On the other hand, Democrats weren't so happy with the property-tax cut, complaining that the $31.6 billion reduction, while enormous, will do little if anything to alleviate gross disparities in individual tax bills or problems for commercial landowners that were caused by an earlier tax-cap law. Voters will hear countless arguments about the law and its effects, including billions' worth of cuts to schools and other local government services, over the next six months, because their approval in an election next January will be required for much of the plan to take effect.

And that vote in January will serve as a reminder of a political reality that Crist fully understands: At some point, a rough collision between the parties is unavoidable in a state like Florida. Sustained bipartisanship is difficult even for a golden-rule governor with a 77 percent approval rating. Legislators who have to run every two years can't really escape a continuous campaign mindset, no matter how much they may like a chief executive from the other party. Party leaders in the legislature play more of a role in controlling campaign strategy and cash than they used to, with competitive elections primarily funded out of legislative or caucus committees. That means the campaign is run very much from within the legislature itself, which serves to increase rather than defuse partisanship.

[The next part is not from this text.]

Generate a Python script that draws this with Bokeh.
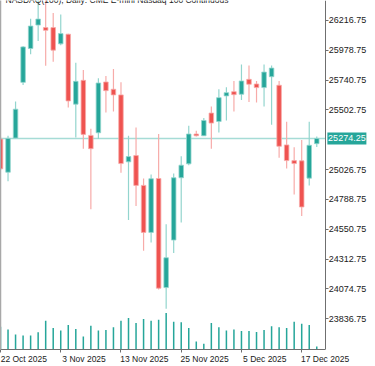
from bokeh.plotting import figure
from bokeh.models import (Range1d, LinearAxis, FixedTicker, NumeralTickFormatter,
                          ColumnDataSource)
from bokeh.core.properties import value
from bokeh.embed import file_html
from bokeh.resources import INLINE

# ---------------- data ----------------
dates = ["2025-10-22", "2025-10-23", "2025-10-24", "2025-10-27", "2025-10-28", "2025-10-29",
         "2025-10-30", "2025-10-31", "2025-11-03", "2025-11-04", "2025-11-05", "2025-11-06",
         "2025-11-07", "2025-11-10", "2025-11-11", "2025-11-12", "2025-11-13", "2025-11-14",
         "2025-11-17", "2025-11-18", "2025-11-19", "2025-11-20", "2025-11-21", "2025-11-24",
         "2025-11-25", "2025-11-26", "2025-11-27", "2025-11-28", "2025-12-01", "2025-12-02",
         "2025-12-03", "2025-12-04", "2025-12-05", "2025-12-08", "2025-12-09", "2025-12-10",
         "2025-12-11", "2025-12-12", "2025-12-15", "2025-12-16", "2025-12-17", "2025-12-18",
         "2025-12-19"]

opens = [25270, 25005, 25278, 25722, 25992, 26179, 26159, 26159, 26029, 26106, 25548, 25738,
         25299, 25320, 25725, 25667, 25622, 25088, 25138, 24900, 24525, 24955, 24085, 24464,
         24961, 25072, 25310, 25296, 25477, 25410, 25614, 25648, 25627, 25746, 25709, 25680,
         25767, 25699, 25223, 25098, 25096, 24958, 25233]
highs = [25290, 25296, 25569, 26013, 26230, 26399, 26390, 26275, 26264, 26110, 25878, 25820,
         25352, 25754, 25773, 25828, 25722, 25296, 25362, 24955, 24987, 25310, 24590, 24995,
         25132, 25376, 25336, 25437, 25529, 25667, 25683, 25733, 25865, 25857, 25733, 25865,
         25857, 25733, 25408, 25204, 25262, 25408, 25291]
lows = [25020, 24934, 25275, 25701, 25947, 26052, 25854, 25886, 26018, 25521, 25283, 25193,
        24709, 25270, 25481, 25489, 25001, 24625, 24736, 24379, 24445, 24069, 23916, 24360,
        24604, 25061, 25291, 25294, 25193, 25323, 25418, 25489, 25582, 25566, 25561, 25529,
        25384, 25120, 25035, 24828, 24656, 24900, 25207]
closes = [25032, 25275, 25508, 26005, 26171, 26227, 26137, 25979, 26111, 25574, 25730, 25307,
          25193, 25717, 25656, 25622, 25074, 25130, 24900, 24525, 24953, 24080, 24323, 24961,
          25061, 25310, 25296, 25418, 25397, 25600, 25640, 25624, 25733, 25707, 25680, 25804,
          25836, 25212, 25098, 25074, 24728, 25220, 25274.25]
volumes = [230000, 200000, 150000, 140000, 140000, 174000, 290000, 217000, 190000, 247000,
           207000, 130000, 240000, 190000, 197000, 224000, 290000, 317000, 267000, 307000,
           290000, 300000, 367000, 280000, 274000, 217000, 80000, 57000, 267000, 224000,
           190000, 200000, 187000, 187000, 177000, 197000, 234000, 224000, 217000, 280000,
           260000, 247000, 30000]

price_ticks = [23836.75, 24074.75, 24312.75, 24550.75, 24788.75, 25026.75,
               25502.75, 25740.75, 25978.75, 26216.75]
date_tick_index = [0, 8, 16, 24, 32, 40]
date_tick_labels = ["22 Oct 2025", "3 Nov 2025", "13 Nov 2025", "25 Nov 2025",
                    "5 Dec 2025", "17 Dec 2025"]
title_text = "NASDAQ(100), Daily:  CME E-mini Nasdaq 100 Continuous"

# ---------------- styling / layout ----------------
UP = "#26a69a"
DOWN = "#ef5350"
UP_WICK = "#93d5ce"
DOWN_WICK = "#f7aba9"
FONT = "Liberation Sans"
FS_Y = "9px"
FS_X = "8.5px"
W, H = 375, 366
BAR_PX = 7.5          # horizontal pixels per bar
CHART_PX = 323.5      # width of the candle area, left of the price scale
PRICE_LABEL_REACH = 41  # price labels end this many px right of the scale line

n = len(closes)
idx = list(range(n))
up = [c >= o for o, c in zip(opens, closes)]

src = ColumnDataSource(dict(
    x=idx, o=opens, h=highs, l=lows, c=closes, v=volumes,
    top=[max(o, c) for o, c in zip(opens, closes)],
    bot=[min(o, c) for o, c in zip(opens, closes)],
    fill=[UP if u else DOWN for u in up],
    wick=[UP_WICK if u else DOWN_WICK for u in up],
))

x_start = 0.0
x_scale_pos = x_start + CHART_PX / BAR_PX          # where the price scale line sits
x_end = x_start + (W - 1.5) / BAR_PX               # frame reaches the right edge
y_lo, y_hi = 23591, 26375

p = figure(width=W, height=H, output_backend="svg", toolbar_location=None,
           x_range=Range1d(x_start, x_end), y_range=Range1d(y_lo, y_hi),
           x_axis_location="below", y_axis_location=None,
           min_border_left=0, min_border_right=0, min_border_top=0, min_border_bottom=0)
p.outline_line_color = None
p.background_fill_color = "white"
p.border_fill_color = "white"
p.xgrid.visible = False
p.ygrid.visible = False

p.extra_y_ranges = {"vol": Range1d(0, 3510000)}

# volume bars
p.vbar(x="x", width=0.2, top="v", bottom=0, source=src, y_range_name="vol",
       fill_color=UP, line_color=None)

# current price line (stops at the price scale)
last = closes[-1]
p.segment(x0=[x_start], y0=[last], x1=[x_scale_pos], y1=[last],
          line_color="#a6dcd6", line_width=1.6)

# candles
p.segment(x0="x", y0="l", x1="x", y1="h", source=src, line_color="wick", line_width=1.2)
p.vbar(x="x", width=0.6, top="top", bottom="bot", source=src,
       fill_color="fill", line_color="wick", line_width=0.8)

# chart caption, cut by the top edge of the chart as in the terminal
p.text(x=[x_start], y=[y_hi], text=[title_text], x_offset=5, y_offset=-1,
       text_baseline="alphabetic", text_align="left", text_color="#222222",
       text_font=value(FONT), text_font_size=value(FS_X))

# white band behind the price scale so that nothing of the chart shows there
p.quad(left=[x_scale_pos], right=[x_end], top=[y_hi], bottom=[y_lo],
       fill_color="white", line_color=None)

# current price tag on the scale
tag_x = x_scale_pos + 21.5 / BAR_PX
p.rect(x=[tag_x], y=[last], width=39, height=12, width_units="screen", height_units="screen",
       fill_color=UP, line_color=None)
p.text(x=[tag_x], y=[last], text=[f"{last:.2f}"], text_align="center", text_baseline="middle",
       text_color="white", text_font=value(FONT), text_font_size=value(FS_Y))

# bottom date axis: labels start just right of each tick mark
lab_shift = 3.1
xa = p.xaxis[0]
xa.bounds = (x_start, x_scale_pos)
xa.ticker = FixedTicker(ticks=[i + lab_shift for i in date_tick_index], minor_ticks=date_tick_index)
xa.major_label_overrides = {i + lab_shift: t for i, t in zip(date_tick_index, date_tick_labels)}
xa.axis_line_color = "#6f6f6f"
xa.major_tick_line_color = None
xa.major_tick_out = 3
xa.major_tick_in = 0
xa.minor_tick_line_color = "#6f6f6f"
xa.minor_tick_out = 3
xa.minor_tick_in = 0
xa.major_label_standoff = 1
xa.major_label_text_font = FONT
xa.major_label_text_font_size = FS_X
xa.major_label_text_color = "#1a1a1a"

# left border line
la = LinearAxis(ticker=FixedTicker(ticks=[]), axis_line_color="#a8a8a8", axis_line_width=1.5,
                major_tick_line_color=None, minor_tick_line_color=None, major_tick_out=0,
                major_label_text_font_size="0px", major_label_standoff=0)
p.add_layout(la, "left")

# price scale: drawn at a fixed x inside the frame, labels to its right
ya = LinearAxis(fixed_location=x_scale_pos,
                ticker=FixedTicker(ticks=price_ticks),
                formatter=NumeralTickFormatter(format="0.00"))
ya.axis_line_color = "#6f6f6f"
ya.major_tick_line_color = "#6f6f6f"
ya.major_tick_out = 0
ya.major_tick_in = 3
ya.minor_tick_line_color = None
ya.major_label_standoff = -PRICE_LABEL_REACH
ya.major_label_text_font = FONT
ya.major_label_text_font_size = FS_Y
ya.major_label_text_color = "#1a1a1a"
p.add_layout(ya, "left")

open("out.html", "w").write(file_html(p, INLINE))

And so the reality that there's always another election looming weighs on Democratic minds even as they express their satisfaction with the way Crist has treated them. Although they are happy that he takes their pulse and has sided with them on some issues, Florida Democrats are already worrying that too much cooperation and agreement might seal their fate as the minority party for years to come. "Governor Crist says we're going to govern from the center in a bipartisan or nonpartisan manner, and we're going to do it with a different tone," says Gelber, the House Democratic leader. "If this catches on, I don't know what any of us are going to do for a living."